Stored data -
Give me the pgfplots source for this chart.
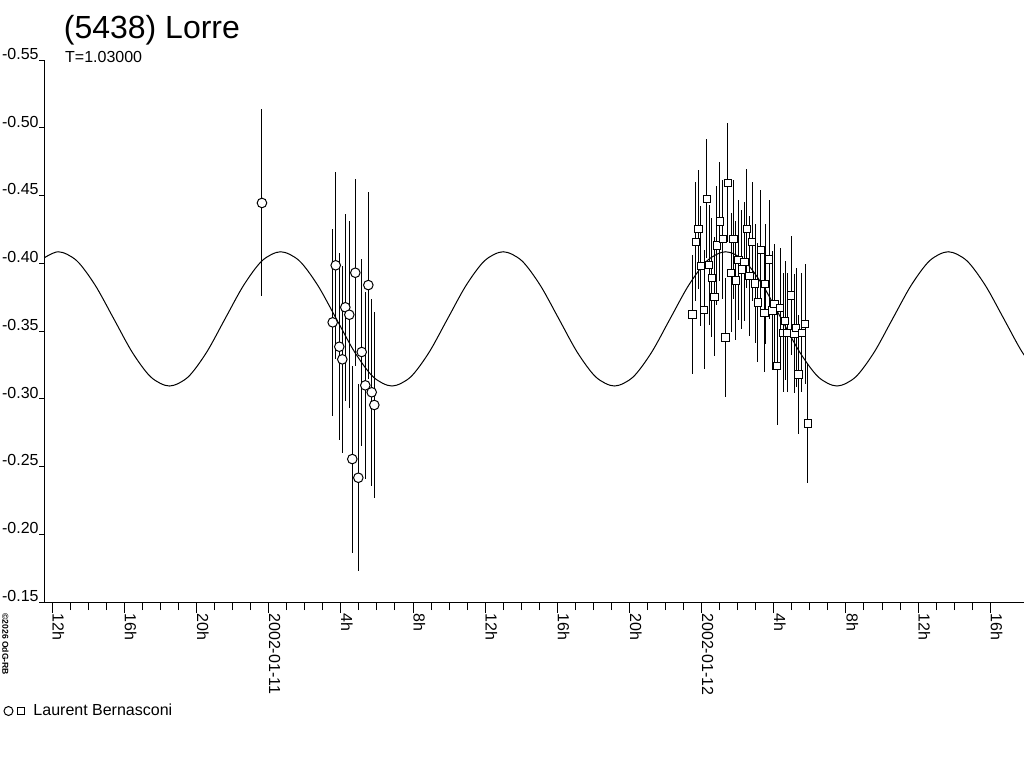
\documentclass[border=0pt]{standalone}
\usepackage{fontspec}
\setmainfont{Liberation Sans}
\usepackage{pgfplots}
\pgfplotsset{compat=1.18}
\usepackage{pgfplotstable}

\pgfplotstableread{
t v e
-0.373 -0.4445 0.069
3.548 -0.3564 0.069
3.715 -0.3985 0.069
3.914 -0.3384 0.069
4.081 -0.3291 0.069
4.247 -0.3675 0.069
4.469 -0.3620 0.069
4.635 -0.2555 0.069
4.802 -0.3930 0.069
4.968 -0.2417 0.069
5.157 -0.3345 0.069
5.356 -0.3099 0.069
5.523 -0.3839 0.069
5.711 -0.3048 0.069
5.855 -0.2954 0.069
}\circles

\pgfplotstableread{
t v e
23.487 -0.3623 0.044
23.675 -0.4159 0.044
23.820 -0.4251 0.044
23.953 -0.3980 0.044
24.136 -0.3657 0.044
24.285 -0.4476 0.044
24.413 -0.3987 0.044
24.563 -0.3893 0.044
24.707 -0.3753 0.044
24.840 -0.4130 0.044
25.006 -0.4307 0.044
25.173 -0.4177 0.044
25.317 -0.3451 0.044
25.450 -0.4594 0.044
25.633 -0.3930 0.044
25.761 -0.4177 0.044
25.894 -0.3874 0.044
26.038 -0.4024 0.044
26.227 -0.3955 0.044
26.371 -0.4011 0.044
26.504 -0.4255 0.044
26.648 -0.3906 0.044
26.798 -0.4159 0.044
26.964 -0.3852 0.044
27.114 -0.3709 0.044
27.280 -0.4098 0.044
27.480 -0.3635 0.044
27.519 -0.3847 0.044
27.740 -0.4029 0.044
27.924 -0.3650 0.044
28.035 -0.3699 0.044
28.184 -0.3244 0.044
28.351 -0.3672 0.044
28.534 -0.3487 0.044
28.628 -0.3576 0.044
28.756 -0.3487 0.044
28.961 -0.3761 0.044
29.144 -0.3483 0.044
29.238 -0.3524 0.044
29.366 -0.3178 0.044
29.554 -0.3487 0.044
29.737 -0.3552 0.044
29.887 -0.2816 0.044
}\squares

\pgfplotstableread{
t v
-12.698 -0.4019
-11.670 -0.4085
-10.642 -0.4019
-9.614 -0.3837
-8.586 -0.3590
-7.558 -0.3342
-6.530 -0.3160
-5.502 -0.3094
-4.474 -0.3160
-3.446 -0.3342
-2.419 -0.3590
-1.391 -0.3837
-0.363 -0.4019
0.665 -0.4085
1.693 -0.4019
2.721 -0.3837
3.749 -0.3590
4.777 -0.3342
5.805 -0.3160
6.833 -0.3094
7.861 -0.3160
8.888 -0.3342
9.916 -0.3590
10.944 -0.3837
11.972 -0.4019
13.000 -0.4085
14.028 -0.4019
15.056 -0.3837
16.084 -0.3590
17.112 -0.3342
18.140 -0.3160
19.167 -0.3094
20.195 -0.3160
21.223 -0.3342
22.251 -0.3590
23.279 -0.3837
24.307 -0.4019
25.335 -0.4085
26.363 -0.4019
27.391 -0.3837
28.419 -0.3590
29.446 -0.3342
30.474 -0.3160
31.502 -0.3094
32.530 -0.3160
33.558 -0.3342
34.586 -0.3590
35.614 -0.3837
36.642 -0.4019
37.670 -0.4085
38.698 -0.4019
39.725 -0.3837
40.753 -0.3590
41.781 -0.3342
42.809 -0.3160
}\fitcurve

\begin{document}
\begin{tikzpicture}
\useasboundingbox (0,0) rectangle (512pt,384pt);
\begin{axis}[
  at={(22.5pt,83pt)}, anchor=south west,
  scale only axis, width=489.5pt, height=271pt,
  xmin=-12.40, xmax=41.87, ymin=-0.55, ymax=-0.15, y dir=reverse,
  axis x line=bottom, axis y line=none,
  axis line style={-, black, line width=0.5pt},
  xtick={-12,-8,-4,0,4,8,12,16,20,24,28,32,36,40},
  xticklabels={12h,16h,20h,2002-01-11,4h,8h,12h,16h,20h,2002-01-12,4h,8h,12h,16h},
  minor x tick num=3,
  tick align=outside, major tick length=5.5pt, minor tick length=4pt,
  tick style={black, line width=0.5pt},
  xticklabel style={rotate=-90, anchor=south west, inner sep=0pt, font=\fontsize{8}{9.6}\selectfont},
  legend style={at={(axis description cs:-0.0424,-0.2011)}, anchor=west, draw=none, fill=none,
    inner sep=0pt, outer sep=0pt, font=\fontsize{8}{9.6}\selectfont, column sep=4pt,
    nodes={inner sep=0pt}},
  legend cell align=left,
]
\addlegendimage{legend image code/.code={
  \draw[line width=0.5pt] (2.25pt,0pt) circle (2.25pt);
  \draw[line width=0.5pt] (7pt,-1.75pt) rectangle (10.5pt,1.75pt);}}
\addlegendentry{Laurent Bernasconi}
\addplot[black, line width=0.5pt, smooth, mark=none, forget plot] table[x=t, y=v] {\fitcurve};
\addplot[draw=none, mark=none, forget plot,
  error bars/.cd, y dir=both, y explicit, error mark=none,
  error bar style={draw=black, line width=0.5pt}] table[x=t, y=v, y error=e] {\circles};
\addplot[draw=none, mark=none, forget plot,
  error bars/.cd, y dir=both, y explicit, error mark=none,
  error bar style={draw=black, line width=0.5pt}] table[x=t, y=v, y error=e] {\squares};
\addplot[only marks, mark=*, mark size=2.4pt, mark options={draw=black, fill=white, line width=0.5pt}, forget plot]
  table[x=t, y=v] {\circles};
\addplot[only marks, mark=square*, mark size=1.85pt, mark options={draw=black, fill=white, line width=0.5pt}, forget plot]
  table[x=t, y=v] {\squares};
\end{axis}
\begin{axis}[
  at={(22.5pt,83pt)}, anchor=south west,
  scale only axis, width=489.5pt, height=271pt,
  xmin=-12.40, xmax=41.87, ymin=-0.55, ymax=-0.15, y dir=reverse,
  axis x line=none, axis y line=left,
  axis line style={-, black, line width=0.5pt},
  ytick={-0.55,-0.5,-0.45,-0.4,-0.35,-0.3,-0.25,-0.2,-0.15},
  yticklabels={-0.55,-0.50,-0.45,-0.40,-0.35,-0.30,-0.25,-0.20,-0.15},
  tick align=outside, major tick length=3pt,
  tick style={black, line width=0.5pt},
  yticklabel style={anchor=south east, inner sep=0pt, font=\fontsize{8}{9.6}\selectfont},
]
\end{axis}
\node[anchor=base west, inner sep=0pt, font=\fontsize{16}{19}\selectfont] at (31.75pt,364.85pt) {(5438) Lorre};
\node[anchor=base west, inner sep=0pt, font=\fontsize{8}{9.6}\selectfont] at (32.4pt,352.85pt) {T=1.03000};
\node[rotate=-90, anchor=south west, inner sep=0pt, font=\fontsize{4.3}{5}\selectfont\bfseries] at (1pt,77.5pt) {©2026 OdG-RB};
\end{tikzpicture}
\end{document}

Work required - Working from the lines above, reproduce the material exactly and exclude its pictures.

Expected answer -
Give me the pgfplots source for this chart.
\documentclass[border=0pt]{standalone}
\usepackage{fontspec}
\setmainfont{Liberation Sans}
\usepackage{pgfplots}
\pgfplotsset{compat=1.18}
\usepackage{pgfplotstable}

\pgfplotstableread{
t v e
-0.373 -0.4445 0.069
3.548 -0.3564 0.069
3.715 -0.3985 0.069
3.914 -0.3384 0.069
4.081 -0.3291 0.069
4.247 -0.3675 0.069
4.469 -0.3620 0.069
4.635 -0.2555 0.069
4.802 -0.3930 0.069
4.968 -0.2417 0.069
5.157 -0.3345 0.069
5.356 -0.3099 0.069
5.523 -0.3839 0.069
5.711 -0.3048 0.069
5.855 -0.2954 0.069
}\circles

\pgfplotstableread{
t v e
23.487 -0.3623 0.044
23.675 -0.4159 0.044
23.820 -0.4251 0.044
23.953 -0.3980 0.044
24.136 -0.3657 0.044
24.285 -0.4476 0.044
24.413 -0.3987 0.044
24.563 -0.3893 0.044
24.707 -0.3753 0.044
24.840 -0.4130 0.044
25.006 -0.4307 0.044
25.173 -0.4177 0.044
25.317 -0.3451 0.044
25.450 -0.4594 0.044
25.633 -0.3930 0.044
25.761 -0.4177 0.044
25.894 -0.3874 0.044
26.038 -0.4024 0.044
26.227 -0.3955 0.044
26.371 -0.4011 0.044
26.504 -0.4255 0.044
26.648 -0.3906 0.044
26.798 -0.4159 0.044
26.964 -0.3852 0.044
27.114 -0.3709 0.044
27.280 -0.4098 0.044
27.480 -0.3635 0.044
27.519 -0.3847 0.044
27.740 -0.4029 0.044
27.924 -0.3650 0.044
28.035 -0.3699 0.044
28.184 -0.3244 0.044
28.351 -0.3672 0.044
28.534 -0.3487 0.044
28.628 -0.3576 0.044
28.756 -0.3487 0.044
28.961 -0.3761 0.044
29.144 -0.3483 0.044
29.238 -0.3524 0.044
29.366 -0.3178 0.044
29.554 -0.3487 0.044
29.737 -0.3552 0.044
29.887 -0.2816 0.044
}\squares

\pgfplotstableread{
t v
-12.698 -0.4019
-11.670 -0.4085
-10.642 -0.4019
-9.614 -0.3837
-8.586 -0.3590
-7.558 -0.3342
-6.530 -0.3160
-5.502 -0.3094
-4.474 -0.3160
-3.446 -0.3342
-2.419 -0.3590
-1.391 -0.3837
-0.363 -0.4019
0.665 -0.4085
1.693 -0.4019
2.721 -0.3837
3.749 -0.3590
4.777 -0.3342
5.805 -0.3160
6.833 -0.3094
7.861 -0.3160
8.888 -0.3342
9.916 -0.3590
10.944 -0.3837
11.972 -0.4019
13.000 -0.4085
14.028 -0.4019
15.056 -0.3837
16.084 -0.3590
17.112 -0.3342
18.140 -0.3160
19.167 -0.3094
20.195 -0.3160
21.223 -0.3342
22.251 -0.3590
23.279 -0.3837
24.307 -0.4019
25.335 -0.4085
26.363 -0.4019
27.391 -0.3837
28.419 -0.3590
29.446 -0.3342
30.474 -0.3160
31.502 -0.3094
32.530 -0.3160
33.558 -0.3342
34.586 -0.3590
35.614 -0.3837
36.642 -0.4019
37.670 -0.4085
38.698 -0.4019
39.725 -0.3837
40.753 -0.3590
41.781 -0.3342
42.809 -0.3160
}\fitcurve

\begin{document}
\begin{tikzpicture}
\useasboundingbox (0,0) rectangle (512pt,384pt);
\begin{axis}[
  at={(22.5pt,83pt)}, anchor=south west,
  scale only axis, width=489.5pt, height=271pt,
  xmin=-12.40, xmax=41.87, ymin=-0.55, ymax=-0.15, y dir=reverse,
  axis x line=bottom, axis y line=none,
  axis line style={-, black, line width=0.5pt},
  xtick={-12,-8,-4,0,4,8,12,16,20,24,28,32,36,40},
  xticklabels={12h,16h,20h,2002-01-11,4h,8h,12h,16h,20h,2002-01-12,4h,8h,12h,16h},
  minor x tick num=3,
  tick align=outside, major tick length=5.5pt, minor tick length=4pt,
  tick style={black, line width=0.5pt},
  xticklabel style={rotate=-90, anchor=south west, inner sep=0pt, font=\fontsize{8}{9.6}\selectfont},
  legend style={at={(axis description cs:-0.0424,-0.2011)}, anchor=west, draw=none, fill=none,
    inner sep=0pt, outer sep=0pt, font=\fontsize{8}{9.6}\selectfont, column sep=4pt,
    nodes={inner sep=0pt}},
  legend cell align=left,
]
\addlegendimage{legend image code/.code={
  \draw[line width=0.5pt] (2.25pt,0pt) circle (2.25pt);
  \draw[line width=0.5pt] (7pt,-1.75pt) rectangle (10.5pt,1.75pt);}}
\addlegendentry{Laurent Bernasconi}
\addplot[black, line width=0.5pt, smooth, mark=none, forget plot] table[x=t, y=v] {\fitcurve};
\addplot[draw=none, mark=none, forget plot,
  error bars/.cd, y dir=both, y explicit, error mark=none,
  error bar style={draw=black, line width=0.5pt}] table[x=t, y=v, y error=e] {\circles};
\addplot[draw=none, mark=none, forget plot,
  error bars/.cd, y dir=both, y explicit, error mark=none,
  error bar style={draw=black, line width=0.5pt}] table[x=t, y=v, y error=e] {\squares};
\addplot[only marks, mark=*, mark size=2.4pt, mark options={draw=black, fill=white, line width=0.5pt}, forget plot]
  table[x=t, y=v] {\circles};
\addplot[only marks, mark=square*, mark size=1.85pt, mark options={draw=black, fill=white, line width=0.5pt}, forget plot]
  table[x=t, y=v] {\squares};
\end{axis}
\begin{axis}[
  at={(22.5pt,83pt)}, anchor=south west,
  scale only axis, width=489.5pt, height=271pt,
  xmin=-12.40, xmax=41.87, ymin=-0.55, ymax=-0.15, y dir=reverse,
  axis x line=none, axis y line=left,
  axis line style={-, black, line width=0.5pt},
  ytick={-0.55,-0.5,-0.45,-0.4,-0.35,-0.3,-0.25,-0.2,-0.15},
  yticklabels={-0.55,-0.50,-0.45,-0.40,-0.35,-0.30,-0.25,-0.20,-0.15},
  tick align=outside, major tick length=3pt,
  tick style={black, line width=0.5pt},
  yticklabel style={anchor=south east, inner sep=0pt, font=\fontsize{8}{9.6}\selectfont},
]
\end{axis}
\node[anchor=base west, inner sep=0pt, font=\fontsize{16}{19}\selectfont] at (31.75pt,364.85pt) {(5438) Lorre};
\node[anchor=base west, inner sep=0pt, font=\fontsize{8}{9.6}\selectfont] at (32.4pt,352.85pt) {T=1.03000};
\node[rotate=-90, anchor=south west, inner sep=0pt, font=\fontsize{4.3}{5}\selectfont\bfseries] at (1pt,77.5pt) {©2026 OdG-RB};
\end{tikzpicture}
\end{document}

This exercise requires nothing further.